Kylian Mbappé, con il suo intervento a gamba tesa nella campagna elettorale per le elezioni legislative anticipate convocate dal presidente Emmanuel Macron, in un colpo solo ha spazzato via una dozzina di luoghi comuni sui calciatori e più in generale sulle grandi star dello sport professionistico. Soprattutto ha segnato un punto di oggettivo rilievo politico.

Mbappé – uscito con il naso rotto ieri sera dall’esordio europeo contro l’Austria – è considerato unanimemente il più forte calciatore al mondo e nella stragrande maggioranza dei casi un professionista del suo livello si tiene lontano un paio di galassie da qualsiasi tema politico. Figurarsi da uno esplosivo come le aperte accuse di razzismo che da sempre inseguono (e certo non senza qualche ottima ragione) il movimento che fu il Front National, oggi rivisitato dall’intelligente e scaltra Marine Le Pen in Rassemblement National e affidato all’astro nascente 28enne Jordan Bardella: bello, ben vestito ma dalle idee che per un figlio nero della Francia multietnica quale Mbappé o il suo compagno Marcus Thuram rappresentano molto più che semplice fumo negli occhi.
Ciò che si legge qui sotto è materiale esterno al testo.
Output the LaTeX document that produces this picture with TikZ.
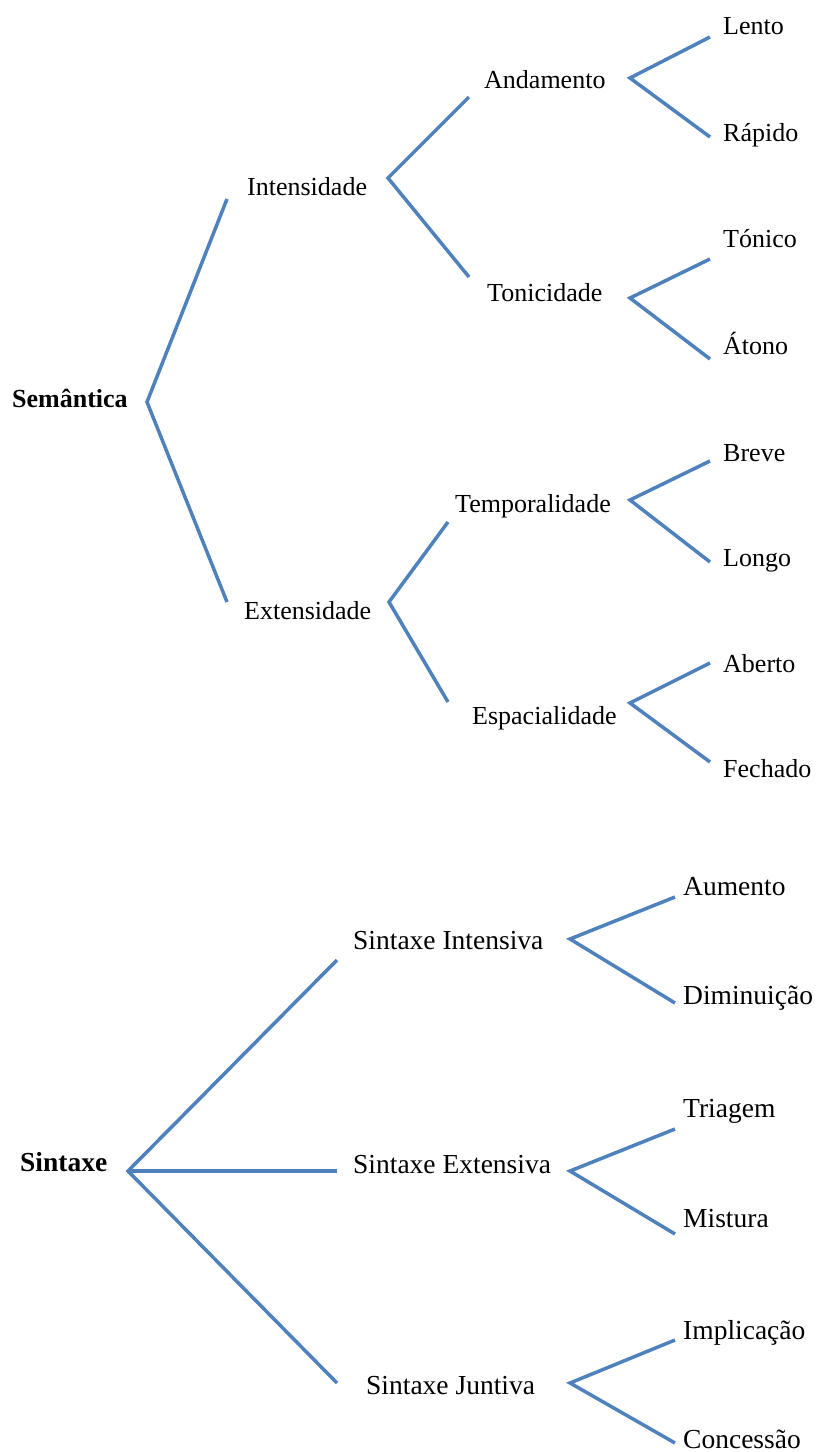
\documentclass[tikz,border=0pt]{standalone}
\usepackage{fontspec}
\setmainfont{Liberation Serif}
\usepackage{tikz}
\definecolor{branchblue}{RGB}{79,129,189}

\begin{document}
\begin{tikzpicture}[x=1pt, y=-1pt,
        branch/.style={draw=branchblue, line width=3.5pt},
        term/.style={anchor=base west, inner sep=0pt, font=\fontsize{26}{30}\selectfont},
        sterm/.style={anchor=base west, inner sep=0pt, font=\fontsize{27.5}{32}\selectfont},
        root/.style={term, font=\fontsize{26}{30}\selectfont\bfseries}]
        \useasboundingbox (0,0) rectangle (816,1452);

        % Semantica
        \node[root] (sem) at (12,407) {Semântica};
        \node[term] (int) at (247,195) {Intensidade};
        \node[term] (ext) at (244,619) {Extensidade};
        \node[term] (and) at (484,88) {Andamento};
        \node[term] (ton) at (487,301) {Tonicidade};
        \node[term] (tem) at (455,512) {Temporalidade};
        \node[term] (esp) at (472,724) {Espacialidade};
        \node[term] (lento) at (723,34) {Lento};
        \node[term] (rapido) at (723,141) {Rápido};
        \node[term] (tonico) at (723,247) {Tónico};
        \node[term] (atono) at (723,354) {Átono};
        \node[term] (breve) at (723,461) {Breve};
        \node[term] (longo) at (723,566) {Longo};
        \node[term] (aberto) at (723,672) {Aberto};
        \node[term] (fechado) at (723,777) {Fechado};

        \coordinate (semv) at (147,402);
        \coordinate (intv) at (388,178);
        \coordinate (extv) at (389,602);
        \coordinate (andv) at (630,78);
        \coordinate (tonv) at (630,298);
        \coordinate (temv) at (630,500);
        \coordinate (espv) at (630,703);

        \draw[branch] (227,199) -- (semv) -- (227,602);
        \draw[branch] (469,97) -- (intv) -- (469,277);
        \draw[branch] (448,522) -- (extv) -- (448,702);
        \draw[branch] (710,37) -- (andv) -- (710,137);
        \draw[branch] (710,259) -- (tonv) -- (710,359);
        \draw[branch] (710,461) -- (temv) -- (710,562);
        \draw[branch] (710,663) -- (espv) -- (710,762);

        % Sintaxe
        \node[root, font=\fontsize{27.5}{32}\selectfont\bfseries] (sin) at (20,1171) {Sintaxe};
        \node[sterm] (sint) at (353,949) {Sintaxe Intensiva};
        \node[sterm] (sext) at (353,1173) {Sintaxe Extensiva};
        \node[sterm] (sjun) at (366,1394) {Sintaxe Juntiva};
        \node[sterm] (aum) at (683,895) {Aumento};
        \node[sterm] (dim) at (683,1004) {Diminuição};
        \node[sterm] (tri) at (683,1117) {Triagem};
        \node[sterm] (mis) at (683,1227) {Mistura};
        \node[sterm] (imp) at (683,1339) {Implicação};
        \node[sterm] (con) at (683,1448) {Concessão};

        \coordinate (sinv) at (128,1171);
        \coordinate (sintv) at (570,939);
        \coordinate (sextv) at (570,1171);
        \coordinate (sjunv) at (570,1383);

        \draw[branch] (337,960) -- (sinv) -- (337,1383);
        \draw[branch] (sinv) -- (337,1171);
        \draw[branch] (675,897) -- (sintv) -- (675,1003);
        \draw[branch] (675,1129) -- (sextv) -- (675,1234);
        \draw[branch] (675,1340) -- (sjunv) -- (675,1443);
    \end{tikzpicture}
\end{document}
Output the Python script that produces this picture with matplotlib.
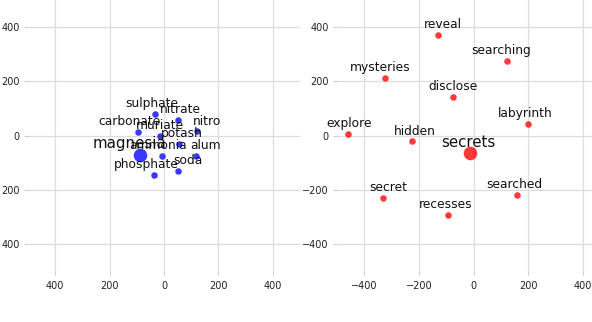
import numpy as np
import matplotlib.pyplot as plt
from matplotlib.ticker import FuncFormatter

# left panel: words near "magnesia"
left_words = ["sulphate", "nitrate", "nitro", "carbonate", "muriate", "potash",
              "magnesia", "ammonia", "alum", "phosphate", "soda"]
left_x = [-34, 50, 121, -97, -16, 55, -87, -7, 118, -36, 52]
left_y = [80, 59, 15, 12, 0, -30, -72, -74, -77, -147, -131]
left_focus = "magnesia"

# right panel: words near "secrets"
right_words = ["reveal", "searching", "mysteries", "disclose", "labyrinth", "explore",
               "hidden", "secrets", "secret", "searched", "recesses"]
right_x = [-130, 121, -323, -74, 201, -460, -227, -12, -333, 161, -94]
right_y = [372, 274, 213, 142, 42, 6, -22, -66, -232, -218, -292]
right_focus = "secrets"

# small horizontal label nudges (points)
left_dx = [-2, 2, 7, -6, 0, 2, -8, -3, 7, -6, 7]
right_dx = [3.5, -4, -4, 0, -2, 1, 2.5, -1.5, 4, -2.5, -1.5]

W, H = 592, 322
fig = plt.figure(figsize=(W / 100, H / 100), dpi=100)
ax_l = fig.add_axes([28 / W, 51 / H, 272 / W, 271 / H])
ax_r = fig.add_axes([337 / W, 51 / H, 273 / W, 271 / H])


def draw(ax, words, xs, ys, dxs, focus, color):
    for w, x, y, dx in zip(words, xs, ys, dxs):
        big = w == focus
        ax.scatter(x, y, s=95 if big else 22, color=color, alpha=0.78,
                   linewidths=0, zorder=3)
        ax.annotate(w, (x, y), xytext=(dx, 8 if big else 7.5), textcoords="offset points",
                    ha="center", va="center", fontsize=10.8 if big else 8.8,
                    color="#111111", zorder=4)
    ax.set_xlim(-500, 500)
    ax.set_ylim(-500, 500)
    ax.set_xticks([-400, -200, 0, 200, 400])
    ax.set_yticks([-400, -200, 0, 200, 400])
    ax.grid(True, color="#dddddd", linewidth=0.9)
    ax.set_axisbelow(True)
    for s in ax.spines.values():
        s.set_visible(False)
    ax.tick_params(length=3, color="#cccccc", labelsize=7, labelcolor="#222222", pad=3)
    ax.tick_params(axis="x", pad=4)


draw(ax_l, left_words, left_x, left_y, left_dx, left_focus, "blue")
draw(ax_r, right_words, right_x, right_y, right_dx, right_focus, "red")

# left panel labels show without the minus sign
abs_fmt = FuncFormatter(lambda v, p: f"{abs(int(v))}")
ax_l.xaxis.set_major_formatter(abs_fmt)
ax_l.yaxis.set_major_formatter(abs_fmt)

fig.savefig("out.png", dpi=100)
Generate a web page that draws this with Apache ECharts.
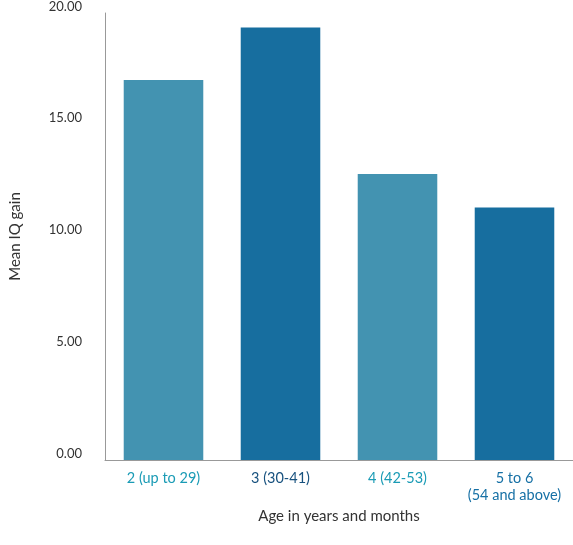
<!DOCTYPE html>
<html><head><meta charset="utf-8">
<script src="https://cdn.jsdelivr.net/npm/echarts@6/dist/echarts.min.js"></script>
<style>html,body{margin:0;padding:0;background:#fff}#c{width:573px;height:545px}</style>
</head><body><div id="c"></div>
<script>
const categories = ["2 (up to 29)", "3 (30-41)", "4 (42-53)", "5 to 6\n(54 and above)"];
const values = [17.0, 19.35, 12.8, 11.3];
const barColors = ["#4393B1", "#176E9F", "#4393B1", "#176E9F"];
const labelColors = ["#1A9BB5", "#17517E", "#1A9BB5", "#1670A5"];
const font = "Lato, 'Open Sans', sans-serif";
const chart = echarts.init(document.getElementById('c'));
chart.setOption({
  animation: false,
  grid: {left: 105, right: 0, top: 12, bottom: 85},
  xAxis: {
    type: 'category', data: categories,
    name: 'Age in years and months', nameLocation: 'middle', nameGap: 46,
    nameTextStyle: {color: '#333', fontSize: 15, fontFamily: font},
    axisLine: {lineStyle: {color: '#999'}}, axisTick: {show: false},
    axisLabel: {interval: 0, fontSize: 14.5, fontFamily: font, lineHeight: 17, margin: 10,
      color: (v, i) => labelColors[i]}
  },
  yAxis: {
    type: 'value', min: 0, max: 20, interval: 5,
    name: 'Mean IQ gain', nameLocation: 'middle', nameGap: 82,
    nameTextStyle: {color: '#333', fontSize: 15, fontFamily: font},
    axisLine: {show: true, lineStyle: {color: '#999'}}, axisTick: {show: false},
    splitLine: {show: false},
    axisLabel: {fontSize: 13, fontFamily: font, color: '#333', margin: 23,
      formatter: v => v.toFixed(2), verticalAlign: 'bottom'}
  },
  series: [{
    type: 'bar', barCategoryGap: '32%',
    data: values.map((v, i) => ({value: v, itemStyle: {color: barColors[i]}}))
  }]
});
</script></body></html>
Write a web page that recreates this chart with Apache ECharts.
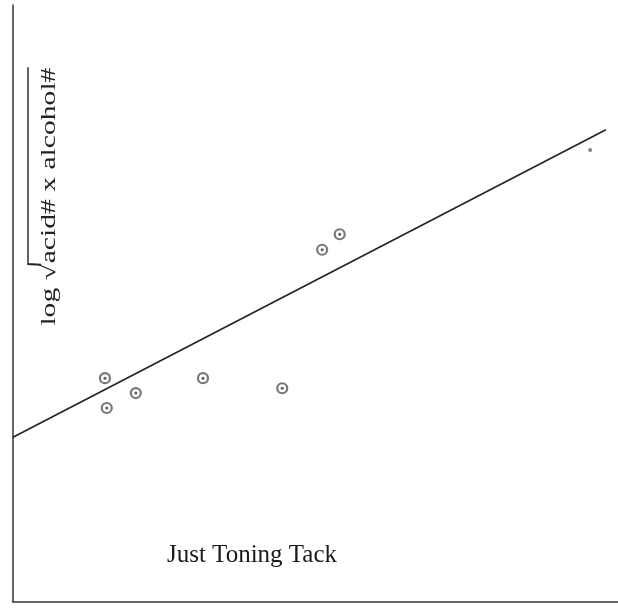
<!DOCTYPE html>
<html>
<head>
<meta charset="utf-8">
<script src="https://cdn.jsdelivr.net/npm/echarts@6/dist/echarts.min.js"></script>
<style>
html,body{margin:0;padding:0;background:#fff;}
#chart{width:618px;height:612px;}
</style>
</head>
<body>
<div id="chart"></div>
<script>
// measured points (arbitrary units, no scale printed on the original)
var pointX = [1.52, 1.55, 2.03, 3.14, 4.45, 5.11, 5.40];
var pointY = [3.75, 3.25, 3.50, 3.75, 3.58, 5.90, 6.16];
var oddX = [9.54];
var oddY = [7.57];
// fitted straight line
var lineX = [0, 9.80];
var lineY = [2.76, 7.91];

function pairs(xs, ys){
	var out = [];
	for(var i=0;i<xs.length;i++){
		out.push([xs[i], ys[i]]);
	}
	return out;
}

var chart = echarts.init(document.getElementById("chart"));
var serif = '"Liberation Serif", "DejaVu Serif", serif';
var ink = '#222';

var option = {
	backgroundColor: '#fff',
	animation: false,
	grid: {
		left: 13,
		right: 0,
		top: 5,
		bottom: 10
	},
	xAxis: {
		type: 'value',
		min: 0,
		max: 10,
		axisLine: {show: true, onZero: false, lineStyle: {color: '#333', width: 1.5}},
		axisTick: {show: false},
		axisLabel: {show: false},
		splitLine: {show: false}
	},
	yAxis: {
		type: 'value',
		min: 0,
		max: 10,
		axisLine: {show: true, onZero: false, lineStyle: {color: '#333', width: 1.5}},
		axisTick: {show: false},
		axisLabel: {show: false},
		splitLine: {show: false}
	},
	series: [
		{
			type: 'line',
			data: pairs(lineX, lineY),
			symbol: 'none',
			lineStyle: {color: ink, width: 1.6}
		},
		{
			// ring of each marker
			type: 'scatter',
			data: pairs(pointX, pointY),
			symbol: 'circle',
			symbolSize: 10,
			itemStyle: {color: '#fff', borderColor: '#555', borderWidth: 2.2}
		},
		{
			// dot in the centre
			type: 'scatter',
			data: pairs(pointX, pointY),
			symbol: 'circle',
			symbolSize: 3,
			itemStyle: {color: '#333'}
		},
		{
			type: 'scatter',
			data: pairs(oddX, oddY),
			symbol: 'circle',
			symbolSize: 4,
			itemStyle: {color: '#666'}
		}
	],
	graphic: [
		{
			type: 'text',
			x: 252,
			y: 555,
			style: {
				text: 'Just Toning Tack',
				font: '25px ' + serif,
				fill: '#1a1a1a',
				align: 'center',
				verticalAlign: 'middle',
				textAlign: 'center',
				textVerticalAlign: 'middle'
			}
		},
		{
			// y label, stretched along its length like the scan
			type: 'group',
			x: 49,
			y: 197,
			rotation: Math.PI / 2,
			scaleX: 1.41,
			children: [
				{
					type: 'text',
					x: -47.6,
					y: 0,
					style: {
						text: 'log \u221A',
						font: '21px ' + serif,
						fill: ink,
						align: 'right',
						verticalAlign: 'middle',
						textAlign: 'right',
						textVerticalAlign: 'middle'
					}
				},
				{
					type: 'text',
					x: -47,
					y: 0,
					style: {
						text: 'acid# x alcohol#',
						font: '21px ' + serif,
						fill: ink,
						align: 'left',
						verticalAlign: 'middle',
						textAlign: 'left',
						textVerticalAlign: 'middle'
					}
				},
				{
					type: 'polyline',
					shape: {points: [[-48, -8], [-47.5, -21], [92, -21]]},
					style: {stroke: ink, lineWidth: 1.4, fill: null}
				}
			]
		}
	]
};
chart.setOption(option);
</script>
</body>
</html>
È la sconfessione di un modello plurietnico e multiculturale che in Francia è parte del vissuto quotidiano da anni e – al netto di quelle che anche ai nostri occhi sono apparse scelte discutibili, come sul velo – affonda in ogni caso le radici nell’Illuminismo e negli ideali della rivoluzione.

Non ci spingeremmo a dire che Mbappé e Thuram vogliano trasformare il ritiro della Nazionale francese a Euro 2024 in un simposio storico-intellettuale, ma il richiamo a votare contro l’avanzata dell’estrema destra e a evitare il morbo dell’indifferenza è di grandissimo valore politico.
Proprio perché arriva da chi siamo abituati ad associare a una visione patinata e sostanzialmente plastificata della vita e della realtà.

Per farla breve, Mbappé è di colpo uscito dal personaggio che in milioni di pomeriggi accompagna i ragazzini di tutto il mondo nella sua versione digitale da videogame e si è fatto persona. Pensante, molto pensante.
Nessun appello di un Hollande dato per risorgente o per certi aspetti dello stesso presidente Emmanuel Macron potrà avere lo stesso effetto dirompente delle parole del francese più famoso di Francia e del mondo.

Si sarà fatto anche un bel po’ di avversari e l’ha capito al volo il suo commissario tecnico Didier Dechamps, che è intervenuto nel tentativo di proteggere la stella della Nazionale (e salvare il campionato d’Europa) implorando che si parlasse «solo di calcio». Voleva essere un intervento a difesa di Mbappé ma potrebbe suonare come la solita presa di distanza del mondo del calcio dalla realtà. A dirla tutta, il capitano dei campioni del mondo 1998 ha anche aggiunto: «Rappresentiamo tutto ciò che è diversità, unione, solidarietà. Rappresentiamo tutto ciò che possiamo». Il punto è che lui è ‘solo’ Deschamps, l’altro è Kylian Mbappé.